The conduct in paragraph (2) is "receives. . . property," and must be done knowingly. The elements "substantial amount," 113 "from a bankrupt," and "after the filing of a bankruptcy proceeding" are all attendant circumstances as to which the required state of mind is at least "reckless."

In paragraph (3) the conduct is "transfers or conceals. property" and requires, at a minimum, proof of a "knowing" state of mind. The adjectival clauses "his own" and "of another," and the phrase "in contemplation of a bankruptcy proceeding" are existing circumstances, as to which the required culpability is at least "reckless." The culpability analysis of paragraph (4) is parallel to that for paragraph (3), except that there the defendant must act "in contemplation of a state insolvency proceeding" (emphasis added). The difference in terminology is required by an unusual feature of our law that insurance companies cannot go "bankrupt," but can only be declared "insolvent" in a State proceeding. Clearly, however, the result is the same whether it is termed "bankruptcy" or "insolvency."

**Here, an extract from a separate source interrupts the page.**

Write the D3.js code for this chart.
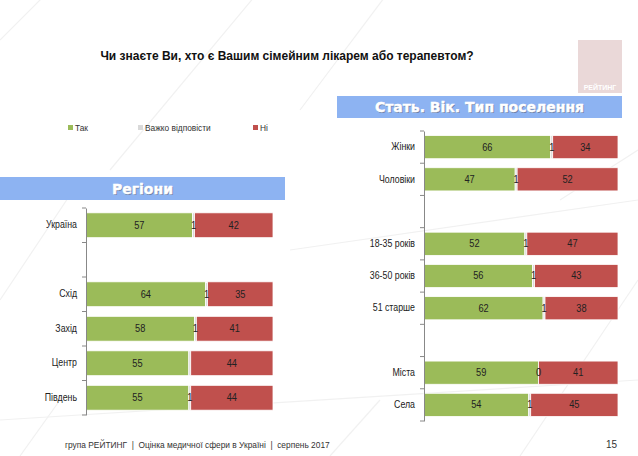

At present, there is no Federal cognizance over this offense. But, because insurance companies are clearly involved in interstate commerce and the problem is thus one of nationwide concern, the Committee believes it proper to expand Federal law to allow coverage of

such offenses.

Part of the conduct forbidden by paragraph (5) is "alters, destroys, mutilates, conceals, or makes a false entry in a document." The applicable minimum culpability is again knowingly. The element "affecting or relating to the property or affairs of a bankrupt" is an existing circumstance, as to which at least a "reckless" state of mind must be shown. This paragraph also covers situations where the defendant "withholds... a document," and this conduct likewise must be engaged in knowingly. The phrase "from the receiver, trustee, or other officer of the court entitled to its possession" is an existing circumstance, as to which a "reckless" state of mind applies.

141 See sections 303 (b) (1) and 302 (b) (1).

142 See section 302 (c) (1).

143 The term "substantial" is meant to be somewhat more restrictive than the adjective "material" in present law.